An aerial view showing palm oil plantations belonging to Olam in Kango, central Gabon, in 2014. PHOTO: AFP

SINGAPORE - Olam International, one of the world's biggest traders of agricultural commodities, has hit back against a report by a US-based environmental lobbying group accusing it of endangering the forest habitats of African wildlife with widespread deforestation in its palm oil concessions in Gabon.

In a filing with the Singapore Exchange on Monday (Dec 12), Olam said the report, to be published on Monday, has important factual errors, and several key misinterpretations of Olam's policies and implementation.

The report is by a US-based communications and lobbying company, Mighty Earth (Mighty), working with Brainforest, a Gabon-based non-governmental organisation (NGO).

Olam said the Mighty Report levels two main claims against the company:

- That Olam is deforesting in Gabon and will not sign a no-deforestation commitment that adheres to the High Carbon Stock Approach (HCSA) methodology.

- That Olam's third party sourcing of palm oil comes from companies that are environmentally destructive and causing fire and haze.

On the deforestation claim, Mr Sunny Verghese, Olam's co-founder and group CEO said: "Gabon has a right and an essential need to develop its agriculture sector to diversify its economy, improve food security to feed its people and create new livelihood opportunities, while also protecting its natural forests.

"Olam's palm plantations in Gabon are being developed in an environmentally and socially responsible way to contribute to each of these objectives. Our approach balances palm plantation establishment with natural forest protection. In fact we are conserving and protecting areas of verified high conservation value forest within our concessions greater in size than our plantations."

Olam added that Gabon has about 33 per cent of its people living at or below the poverty line, and its reliance on oil-and-gas revenues is not viable in the long-term.

"The government therefore has a justifiable imperative to grow the agricultural economy beyond just subsistence farming. Its medium-term goal is to establish 300,000 hectares of agriculture, which will amount to about 1 per cent of Gabon's total national land area," said Olam.

Olam's working plantation in Gabon holds a Roundtable on Sustainable Palm Oil (RSPO) certification, it said.

On why it cannot sign up to the no deforestation commitments that adhere to the HCSA approach, Olam said this had to do with the amount of available land in Gabon:

"Getting high-yielding plantations up and running requires an appropriate initial land base. Given much of Gabon's non-forested land is infertile savannah or swamps, there simply isn't enough available non-forested land to start up such a development. It is therefore necessary to include some highly degraded forest lands."

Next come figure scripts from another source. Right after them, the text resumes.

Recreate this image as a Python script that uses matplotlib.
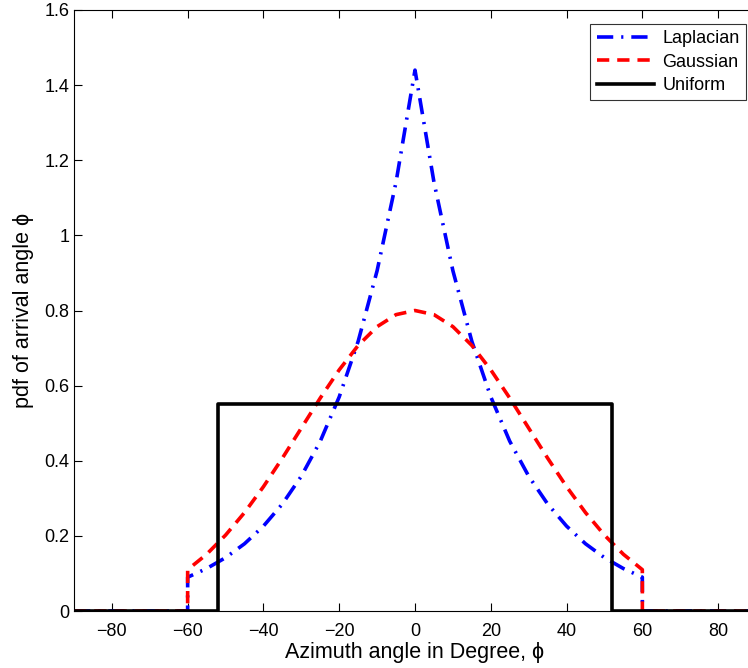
import numpy as np
import matplotlib
matplotlib.use('Agg')
import matplotlib.pyplot as plt

plt.rcParams['font.family'] = ['Liberation Sans', 'DejaVu Sans']

# angle samples (degrees), one side
ang = [0, 5, 10, 15, 20, 25, 30, 35, 40, 45, 50, 55, 60]
lap_half = [1.44, 1.142, 0.906, 0.718, 0.570, 0.452, 0.359, 0.285, 0.226, 0.179, 0.142, 0.113, 0.090]
gau_half = [0.800, 0.789, 0.757, 0.707, 0.642, 0.567, 0.487, 0.407, 0.331, 0.262, 0.202, 0.151, 0.110]
uni_level = 0.551
uni_edge = 52

x_lim = (-90, 90)
y_lim = (0, 1.6)
x_ticks = [-80, -60, -40, -20, 0, 20, 40, 60, 80]
y_ticks = [0, 0.2, 0.4, 0.6, 0.8, 1, 1.2, 1.4, 1.6]
y_tick_labels = ['0', '0.2', '0.4', '0.6', '0.8', '1', '1.2', '1.4', '1.6']


def mirror(xs, ys):
    xs = np.array(xs, dtype=float)
    ys = np.array(ys, dtype=float)
    xx = np.concatenate([-xs[::-1], xs[1:]])
    yy = np.concatenate([ys[::-1], ys[1:]])
    # zero outside the +-60 support
    xx = np.concatenate([[-90, -60.01], xx, [60.01, 90]])
    yy = np.concatenate([[0, 0], yy, [0, 0]])
    return xx, yy


xl, yl = mirror(ang, lap_half)
xg, yg = mirror(ang, gau_half)
xu = [-90, -uni_edge, -uni_edge, uni_edge, uni_edge, 90]
yu = [0, 0, uni_level, uni_level, 0, 0]

fig = plt.figure(figsize=(7.48, 6.68), dpi=100)
ax = fig.add_axes([74 / 748, 57 / 668, 682 / 748, 601 / 668])

ax.plot(xl, yl, color='#0000ff', lw=2.6, dashes=(4.5, 2.2, 0.6, 2.2), label='Laplacian')
ax.plot(xg, yg, color='#ff0000', lw=2.6, dashes=(3.4, 2.2), label='Gaussian')
ax.plot(xu, yu, color='black', lw=2.6, label='Uniform')

ax.set_xlim(x_lim)
ax.set_ylim(y_lim)
ax.set_xticks(x_ticks)
ax.set_yticks(y_ticks)
ax.set_yticklabels(y_tick_labels)
ax.tick_params(direction='in', top=True, right=True, labelsize=13, length=6)
ax.tick_params(axis='x', pad=9)
ax.set_xlabel('Azimuth angle in Degree, ϕ', fontsize=15.5, labelpad=1)
ax.set_ylabel('pdf of arrival angle ϕ', fontsize=15.5, labelpad=7)

leg = ax.legend(loc='upper right', bbox_to_anchor=(746 / 748, 1 - 24 / 668),
                bbox_transform=fig.transFigure, fontsize=13, frameon=True,
                fancybox=False, edgecolor='black', handlelength=3.2,
                borderaxespad=0, borderpad=0.35, labelspacing=0.35, handletextpad=0.45)
leg.get_frame().set_linewidth(0.8)

fig.savefig('out.png', dpi=100)
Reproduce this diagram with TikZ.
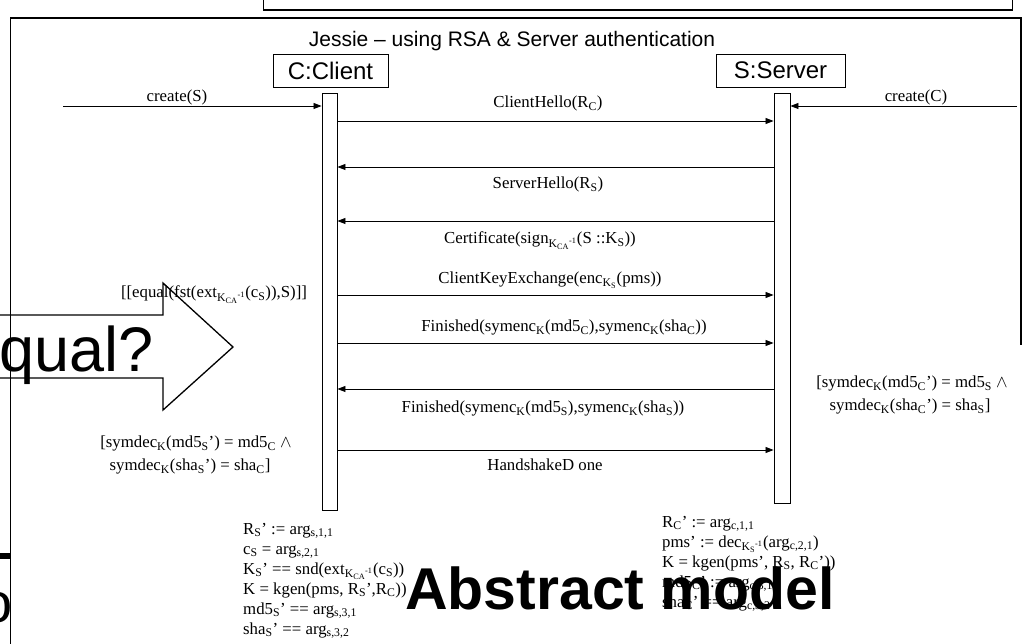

On the second claim that Olam has failed to disclose the identity of third-party suppliers of palm oil, Mr Verghese said the company is "still a small player, accounting for only 0.4 per cent of global palm volumes in 2016".

He added: "We already expect full compliance to our Sustainable Palm Oil Policy and Supplier Code, and have absolutely zero tolerance for the burning of forests. All of our current suppliers have either signed this code or have their own codes consistent with ours. We are also now releasing our full supplier list."

Olam also said that it has discontinued many suppliers who did not conform to its Supplier Code, reducing its supplier list from 48 in 2014 to 14 today.

It also clarified a figure cited in the report which said that in 2015 the company had sourced 1.53 million tonnes of palm oil. Olam said close to three-quarters of it was paper-traded volume. Companies do not take delivery nor ship this "hedged" oil - it is used for risk mitigation in trading.